In these moments I have two thoughts: 1) I like teaching more than I thought I would.  This is fascinating;  2) I wish I had more methodical preparation!  I want to teach with a formal understanding of English grammar, with a curriculum to follow that I actually believe in.

Instead of elaborating about what thoughts #1 and 2 get me to wondering about my future, I’m going to share a little story: on Monday afternoon, I got to chatting with a few third grade girls in one of the rural schools as our driver was fixing a flat tire.  Here are some of the best lines:

  • “Usted es soltera o casada?”  [Are you married or single?]

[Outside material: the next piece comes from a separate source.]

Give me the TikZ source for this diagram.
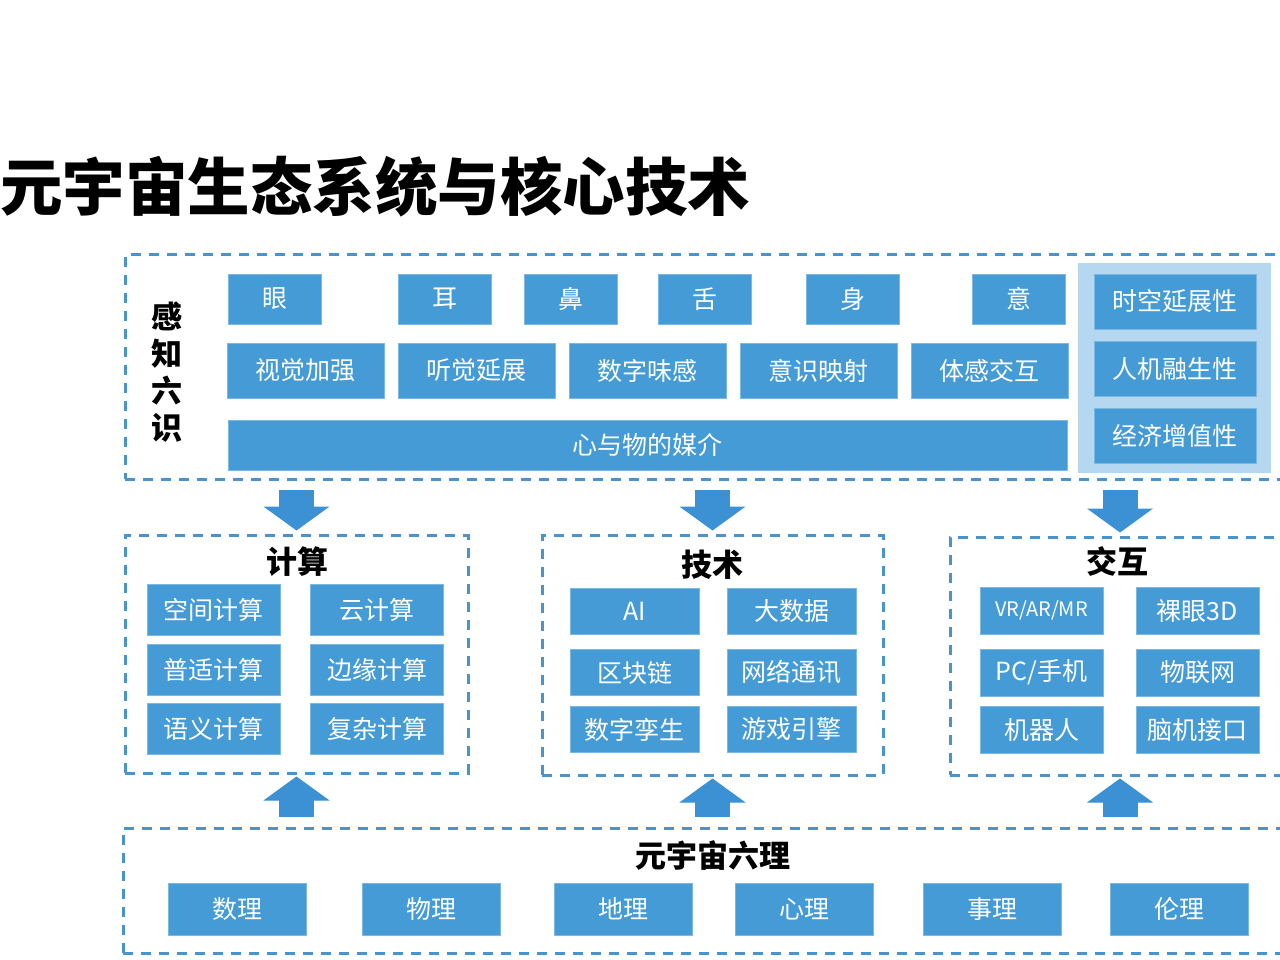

  • “Es grande su país?”  [Is your country big?]
  • “Dónde está su país?  Santiago queda cerca de su país?” [Where is your country?  Is Santiago near your country?”]
  • “Usted no puede hablar como yo  [You can’t talk like I talk].”  I tried to respond–  “That’s right, in my family” — but she interrerupted me with,  “Los argentinos no pueden hablar como yo [Argentines can’t talk like I talk].”  It seems that she understands that I talk different, but doesn’t really get what I’m coming from.  A pleasant surprise.